The Oyster Princess is very broad farce, verging on slapstick at times.  That said, though, the film, for all its aggressive silliness, has remarkable stylistic assurance and consistency -- it's witty, charming and often very funny.  What it resembles most closely are the operettas of Offenbach, or rather of his librettists Henri Meilhac and Ludovic Halevy, which manage to combine delirious frivolity with an edgy satire of aristocratic pretensions.  The style is frothy and subversive at the same time.
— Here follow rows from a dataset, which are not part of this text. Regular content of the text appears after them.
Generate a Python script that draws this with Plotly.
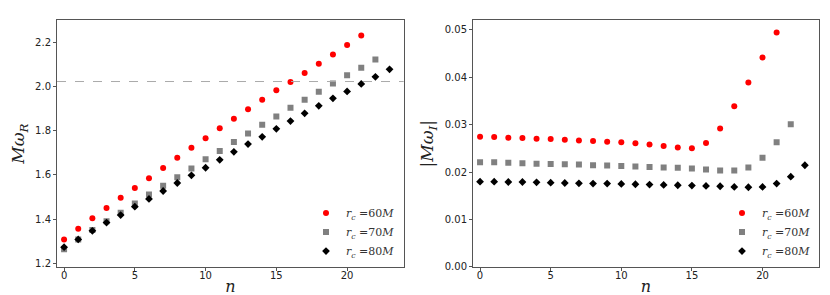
import plotly.graph_objects as go

n60 = list(range(22))
n70 = list(range(23))
n80 = list(range(24))

wr60 = [1.308, 1.356, 1.404, 1.450, 1.496, 1.540, 1.585, 1.631, 1.677, 1.722, 1.766,
        1.811, 1.854, 1.897, 1.939, 1.982, 2.020, 2.060, 2.102, 2.144, 2.187, 2.230]
wr70 = [1.264, 1.308, 1.350, 1.390, 1.429, 1.470, 1.511, 1.551, 1.589, 1.629, 1.670,
        1.708, 1.748, 1.787, 1.826, 1.864, 1.903, 1.940, 1.976, 2.013, 2.050, 2.084, 2.121]
wr80 = [1.273, 1.308, 1.347, 1.384, 1.418, 1.456, 1.491, 1.527, 1.563, 1.598, 1.632,
        1.668, 1.704, 1.739, 1.772, 1.808, 1.843, 1.878, 1.912, 1.946, 1.977, 2.011, 2.043, 2.077]

wi60 = [0.02746, 0.02739, 0.02725, 0.02718, 0.02704, 0.02697, 0.02683, 0.02669, 0.02656,
        0.02642, 0.02628, 0.02607, 0.02580, 0.02552, 0.02517, 0.02503, 0.02614, 0.02918,
        0.03389, 0.03893, 0.04419, 0.04945]
wi70 = [0.02206, 0.02206, 0.02199, 0.02185, 0.02178, 0.02172, 0.02165, 0.02158, 0.02144,
        0.02137, 0.02130, 0.02116, 0.02109, 0.02095, 0.02089, 0.02075, 0.02054, 0.02033,
        0.02033, 0.02095, 0.02303, 0.02628, 0.03008]
wi80 = [0.01798, 0.01798, 0.01791, 0.01791, 0.01784, 0.01777, 0.01770, 0.01763, 0.01757,
        0.01757, 0.01750, 0.01743, 0.01736, 0.01729, 0.01722, 0.01715, 0.01708, 0.01701,
        0.01687, 0.01680, 0.01687, 0.01757, 0.01902, 0.02144]

dashed_level = 2.022

labels = ["<i>r<sub>c</sub></i> =60<i>M</i>", "<i>r<sub>c</sub></i> =70<i>M</i>", "<i>r<sub>c</sub></i> =80<i>M</i>"]

series = [
    (n60, wr60, wi60, "red", "circle", 6),
    (n70, wr70, wi70, "#808080", "square", 6),
    (n80, wr80, wi80, "black", "diamond", 6),
]

fig = go.Figure()
for i, (nn, wr, wi, col, sym, sz) in enumerate(series):
    fig.add_trace(go.Scatter(x=nn, y=wr, mode="markers", name=labels[i],
                             marker=dict(color=col, symbol=sym, size=sz, line=dict(width=0)),
                             xaxis="x", yaxis="y", legend="legend", showlegend=True))
    fig.add_trace(go.Scatter(x=nn, y=wi, mode="markers", name=labels[i],
                             marker=dict(color=col, symbol=sym, size=sz, line=dict(width=0)),
                             xaxis="x2", yaxis="y2", legend="legend2", showlegend=True))

fig.add_shape(type="line", xref="x domain", yref="y", x0=0, x1=1,
              y0=dashed_level, y1=dashed_level,
              line=dict(color="#aaaaaa", width=1, dash="dash"))

axis_common = dict(showgrid=False, zeroline=False, showline=True, linecolor="#555555",
                   linewidth=1, mirror=True, ticks="outside", ticklen=3, tickcolor="#555555",
                   tickfont=dict(family="DejaVu Sans", size=10, color="#222222"))
title_font = dict(family="DejaVu Serif", size=17, color="#222222")
xtitle_font = dict(family="DejaVu Serif", size=16, color="#222222")

fig.update_layout(
    width=830, height=295,
    margin=dict(l=0, r=0, t=0, b=0),
    paper_bgcolor="white", plot_bgcolor="white",
    xaxis=dict(domain=[49/830, 395.7/830], range=[-0.5, 24], tickvals=[0, 5, 10, 15, 20],
               ticklabelstandoff=-4,
               title=dict(text="<i>n</i>", font=xtitle_font, standoff=0), anchor="y", **axis_common),
    yaxis=dict(domain=[1-263.3/295, 1-12.7/295], range=[1.184, 2.298],
               tickvals=[1.2, 1.4, 1.6, 1.8, 2.0, 2.2], tickformat=".1f",
               title=dict(text="<i>Mω<sub>R</sub></i>", font=title_font, standoff=6), anchor="x", **axis_common),
    xaxis2=dict(domain=[465/830, 811/830], range=[-0.5, 24], tickvals=[0, 5, 10, 15, 20],
                ticklabelstandoff=-4,
                title=dict(text="<i>n</i>", font=xtitle_font, standoff=0), anchor="y2", **axis_common),
    yaxis2=dict(domain=[1-263.3/295, 1-12.7/295], range=[0, 0.052],
                tickvals=[0, 0.01, 0.02, 0.03, 0.04, 0.05], tickformat=".2f",
                title=dict(text="|<i>Mω<sub>I</sub></i>|", font=title_font, standoff=6), anchor="x2", **axis_common),
    legend=dict(x=392/830, y=1-262/295, xanchor="right", yanchor="bottom",
                bgcolor="rgba(0,0,0,0)", font=dict(family="DejaVu Serif", size=11, color="#333333"),
                itemwidth=30, tracegroupgap=0),
    legend2=dict(x=808/830, y=1-262/295, xanchor="right", yanchor="bottom",
                 bgcolor="rgba(0,0,0,0)", font=dict(family="DejaVu Serif", size=11, color="#333333"),
                 itemwidth=30, tracegroupgap=0),
)

fig.write_html("out.html")
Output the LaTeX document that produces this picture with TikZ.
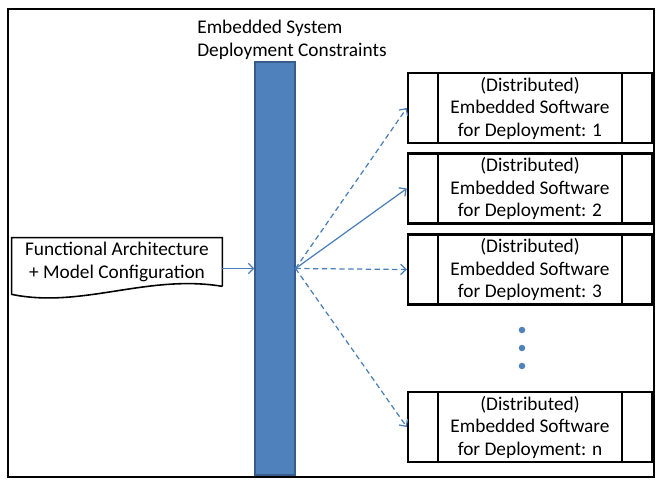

The Oyster Princess has a preposterous plot, involving a marriage under false pretenses, and equally preposterous depictions of aristocratic dementia that often veer into the realms of the surreal. (In some ways they are lighter-hearted versions of Von Stroheim's dark and grotesque portrayals of these same aristocratic circles.)  But there's more to it than that, just as there's more to Offenbach than his farcical plots -- there's Lubitsch's extraordinary cinematic imagination, which at times causes the film to soar into the same ethereal realms that Offenbach's music inhabits.

The wedding scene, for example, involves the sublime choreography of an army of servants in action, and an even more delirious set-piece in which the guests, and even the servants, break out in an hysterical episode of fox-trotting -- travesties of actual behavior organized with exhilarating plastic grace.  The film transcends itself in these moments, just as Offenbach's melodies transcend their dramatic vehicles.

So if "the Lubitsch touch" isn't on display here, except in a few stray scenes, the Lubitsch genius explodes often enough to make us realize we are in the company of a master of the medium, even if he's a master still in search of a distinctive personal style.